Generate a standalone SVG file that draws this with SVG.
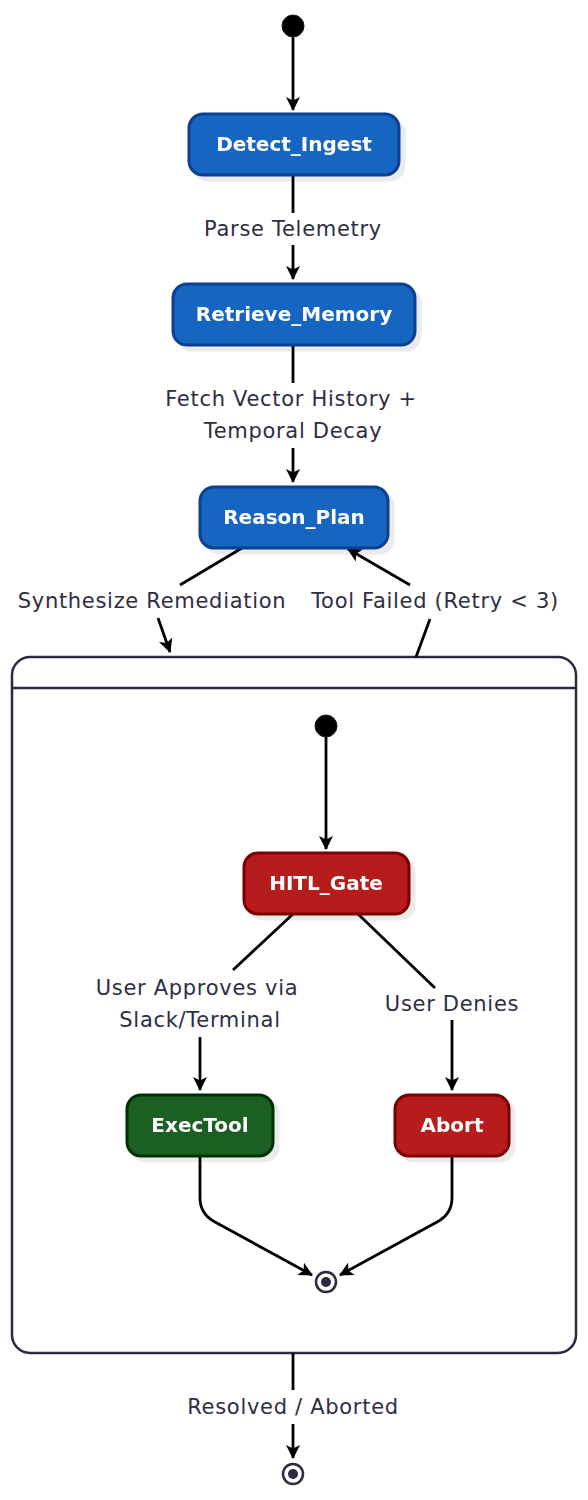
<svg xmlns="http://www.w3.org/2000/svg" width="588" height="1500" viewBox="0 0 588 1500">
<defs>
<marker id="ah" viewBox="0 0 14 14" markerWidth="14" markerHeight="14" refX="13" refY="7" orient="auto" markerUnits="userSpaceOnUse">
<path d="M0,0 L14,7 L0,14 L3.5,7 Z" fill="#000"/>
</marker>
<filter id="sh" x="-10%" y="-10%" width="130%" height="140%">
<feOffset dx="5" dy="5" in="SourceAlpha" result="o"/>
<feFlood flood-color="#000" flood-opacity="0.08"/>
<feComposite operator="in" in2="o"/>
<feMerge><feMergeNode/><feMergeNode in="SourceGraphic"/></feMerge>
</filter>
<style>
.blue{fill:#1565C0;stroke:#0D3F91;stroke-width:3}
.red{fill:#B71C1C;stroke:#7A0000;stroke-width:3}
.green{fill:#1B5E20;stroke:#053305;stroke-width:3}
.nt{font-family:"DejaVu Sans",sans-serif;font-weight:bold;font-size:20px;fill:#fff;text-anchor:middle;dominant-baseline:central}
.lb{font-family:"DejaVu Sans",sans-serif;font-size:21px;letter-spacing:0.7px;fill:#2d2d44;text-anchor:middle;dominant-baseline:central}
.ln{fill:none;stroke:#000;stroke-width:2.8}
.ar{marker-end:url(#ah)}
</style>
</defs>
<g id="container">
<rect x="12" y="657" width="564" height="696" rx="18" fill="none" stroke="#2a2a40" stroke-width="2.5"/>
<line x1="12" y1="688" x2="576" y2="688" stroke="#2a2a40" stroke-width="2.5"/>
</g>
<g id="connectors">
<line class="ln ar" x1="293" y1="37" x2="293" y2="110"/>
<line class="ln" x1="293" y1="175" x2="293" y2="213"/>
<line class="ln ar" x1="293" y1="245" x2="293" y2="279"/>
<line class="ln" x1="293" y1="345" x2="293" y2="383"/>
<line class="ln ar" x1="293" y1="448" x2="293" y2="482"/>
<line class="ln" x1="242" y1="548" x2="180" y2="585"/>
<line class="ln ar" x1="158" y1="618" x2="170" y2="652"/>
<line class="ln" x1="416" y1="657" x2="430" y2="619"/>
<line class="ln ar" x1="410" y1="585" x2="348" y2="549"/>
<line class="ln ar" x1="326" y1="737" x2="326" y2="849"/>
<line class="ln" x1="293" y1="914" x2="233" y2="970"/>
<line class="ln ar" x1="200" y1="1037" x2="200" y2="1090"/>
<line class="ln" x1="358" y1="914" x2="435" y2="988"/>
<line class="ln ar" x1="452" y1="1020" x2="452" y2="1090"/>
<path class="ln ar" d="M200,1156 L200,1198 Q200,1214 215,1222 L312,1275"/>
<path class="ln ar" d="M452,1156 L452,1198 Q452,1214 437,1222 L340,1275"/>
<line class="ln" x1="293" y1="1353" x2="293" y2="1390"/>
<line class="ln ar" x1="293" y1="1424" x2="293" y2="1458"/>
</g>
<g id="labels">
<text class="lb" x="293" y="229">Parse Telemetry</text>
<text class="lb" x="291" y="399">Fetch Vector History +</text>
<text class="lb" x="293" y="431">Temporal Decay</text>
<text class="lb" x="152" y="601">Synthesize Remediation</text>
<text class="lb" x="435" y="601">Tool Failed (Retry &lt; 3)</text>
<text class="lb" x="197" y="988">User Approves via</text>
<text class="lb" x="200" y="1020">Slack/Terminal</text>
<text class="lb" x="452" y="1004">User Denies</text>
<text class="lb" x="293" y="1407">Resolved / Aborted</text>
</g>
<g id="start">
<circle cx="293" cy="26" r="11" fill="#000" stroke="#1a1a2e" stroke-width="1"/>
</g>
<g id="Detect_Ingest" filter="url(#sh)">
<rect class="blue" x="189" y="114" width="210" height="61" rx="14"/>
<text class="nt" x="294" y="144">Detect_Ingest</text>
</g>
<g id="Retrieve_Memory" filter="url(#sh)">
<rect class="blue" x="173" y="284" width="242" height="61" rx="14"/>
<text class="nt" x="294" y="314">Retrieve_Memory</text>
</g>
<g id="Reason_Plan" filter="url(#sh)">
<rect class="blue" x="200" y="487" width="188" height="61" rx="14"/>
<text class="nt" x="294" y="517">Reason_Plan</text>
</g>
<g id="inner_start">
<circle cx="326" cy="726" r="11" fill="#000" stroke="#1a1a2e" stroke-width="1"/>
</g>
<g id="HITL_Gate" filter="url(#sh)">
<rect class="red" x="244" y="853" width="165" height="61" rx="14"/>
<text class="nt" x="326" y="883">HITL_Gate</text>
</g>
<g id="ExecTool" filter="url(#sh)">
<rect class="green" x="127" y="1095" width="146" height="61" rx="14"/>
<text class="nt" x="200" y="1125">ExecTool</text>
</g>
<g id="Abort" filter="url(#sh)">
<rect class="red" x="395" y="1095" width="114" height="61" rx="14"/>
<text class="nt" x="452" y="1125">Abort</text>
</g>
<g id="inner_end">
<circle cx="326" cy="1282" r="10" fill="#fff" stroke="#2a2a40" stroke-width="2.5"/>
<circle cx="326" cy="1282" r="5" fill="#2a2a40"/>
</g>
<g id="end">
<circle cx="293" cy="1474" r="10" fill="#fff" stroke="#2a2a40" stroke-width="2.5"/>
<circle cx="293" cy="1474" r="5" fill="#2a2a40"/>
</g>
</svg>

* * *

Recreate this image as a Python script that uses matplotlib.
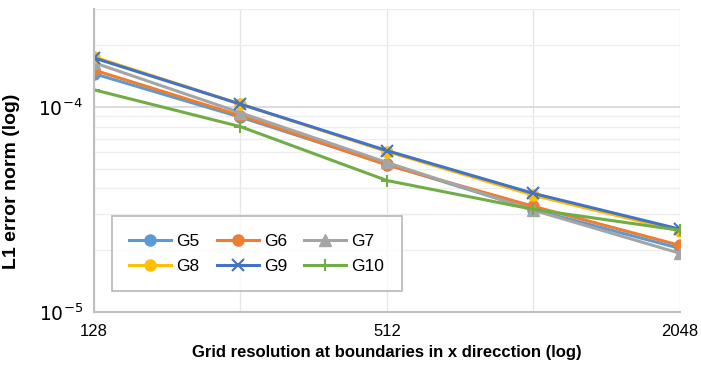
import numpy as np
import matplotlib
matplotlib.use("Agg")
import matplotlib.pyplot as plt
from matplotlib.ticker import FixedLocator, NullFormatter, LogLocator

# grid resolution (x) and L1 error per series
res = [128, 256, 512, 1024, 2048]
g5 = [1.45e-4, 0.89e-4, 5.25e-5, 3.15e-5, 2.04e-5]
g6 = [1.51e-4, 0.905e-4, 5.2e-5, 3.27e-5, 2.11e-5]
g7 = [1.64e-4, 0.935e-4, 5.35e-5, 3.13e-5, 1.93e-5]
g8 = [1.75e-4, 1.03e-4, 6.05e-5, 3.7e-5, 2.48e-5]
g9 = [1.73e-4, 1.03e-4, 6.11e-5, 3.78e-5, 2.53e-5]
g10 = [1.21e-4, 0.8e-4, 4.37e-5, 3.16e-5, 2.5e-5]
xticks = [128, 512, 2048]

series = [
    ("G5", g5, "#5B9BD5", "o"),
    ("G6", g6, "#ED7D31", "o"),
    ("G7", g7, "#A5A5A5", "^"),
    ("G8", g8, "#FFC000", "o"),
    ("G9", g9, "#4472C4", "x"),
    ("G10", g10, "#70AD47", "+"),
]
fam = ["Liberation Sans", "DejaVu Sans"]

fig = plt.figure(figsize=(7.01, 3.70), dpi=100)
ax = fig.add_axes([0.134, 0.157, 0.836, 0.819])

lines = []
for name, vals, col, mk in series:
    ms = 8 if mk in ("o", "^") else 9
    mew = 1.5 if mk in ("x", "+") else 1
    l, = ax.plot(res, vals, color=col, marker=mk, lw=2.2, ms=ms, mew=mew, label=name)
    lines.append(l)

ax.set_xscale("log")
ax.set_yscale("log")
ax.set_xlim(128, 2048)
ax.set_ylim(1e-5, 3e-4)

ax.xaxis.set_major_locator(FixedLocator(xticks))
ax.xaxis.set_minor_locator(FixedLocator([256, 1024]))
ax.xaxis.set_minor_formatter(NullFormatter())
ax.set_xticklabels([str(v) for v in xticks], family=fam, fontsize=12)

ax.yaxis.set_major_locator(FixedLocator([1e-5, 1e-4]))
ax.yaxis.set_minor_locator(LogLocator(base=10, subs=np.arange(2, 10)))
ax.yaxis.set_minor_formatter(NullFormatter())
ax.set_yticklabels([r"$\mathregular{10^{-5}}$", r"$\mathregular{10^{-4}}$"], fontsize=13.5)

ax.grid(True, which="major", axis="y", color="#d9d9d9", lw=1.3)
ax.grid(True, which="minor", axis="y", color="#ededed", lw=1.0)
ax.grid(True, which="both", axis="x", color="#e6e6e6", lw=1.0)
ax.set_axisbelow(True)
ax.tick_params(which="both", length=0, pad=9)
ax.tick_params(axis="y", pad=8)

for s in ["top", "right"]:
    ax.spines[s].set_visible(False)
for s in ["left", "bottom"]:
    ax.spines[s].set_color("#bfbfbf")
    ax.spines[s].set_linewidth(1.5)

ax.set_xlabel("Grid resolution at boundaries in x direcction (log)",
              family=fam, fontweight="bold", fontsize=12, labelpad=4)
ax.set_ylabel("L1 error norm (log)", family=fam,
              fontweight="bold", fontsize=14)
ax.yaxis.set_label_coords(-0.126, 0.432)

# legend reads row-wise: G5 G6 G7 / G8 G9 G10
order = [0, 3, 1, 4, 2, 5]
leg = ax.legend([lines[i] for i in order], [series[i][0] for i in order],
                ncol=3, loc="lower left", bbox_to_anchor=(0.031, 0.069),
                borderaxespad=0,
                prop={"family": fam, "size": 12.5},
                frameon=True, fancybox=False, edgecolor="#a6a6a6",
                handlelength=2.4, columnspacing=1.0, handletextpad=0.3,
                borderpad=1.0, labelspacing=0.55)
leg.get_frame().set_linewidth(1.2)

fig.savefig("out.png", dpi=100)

- _SHORT EXERCISE_
Copy only what runs above from the line containing "Recreate this image" through the line containing "from matplotlib.ticker import", exactly. Leave out the pictures.

- _FINISHED EXERCISE_
Recreate this image as a Python script that uses matplotlib.
import numpy as np
import matplotlib
matplotlib.use("Agg")
import matplotlib.pyplot as plt
from matplotlib.ticker import FixedLocator, NullFormatter, LogLocator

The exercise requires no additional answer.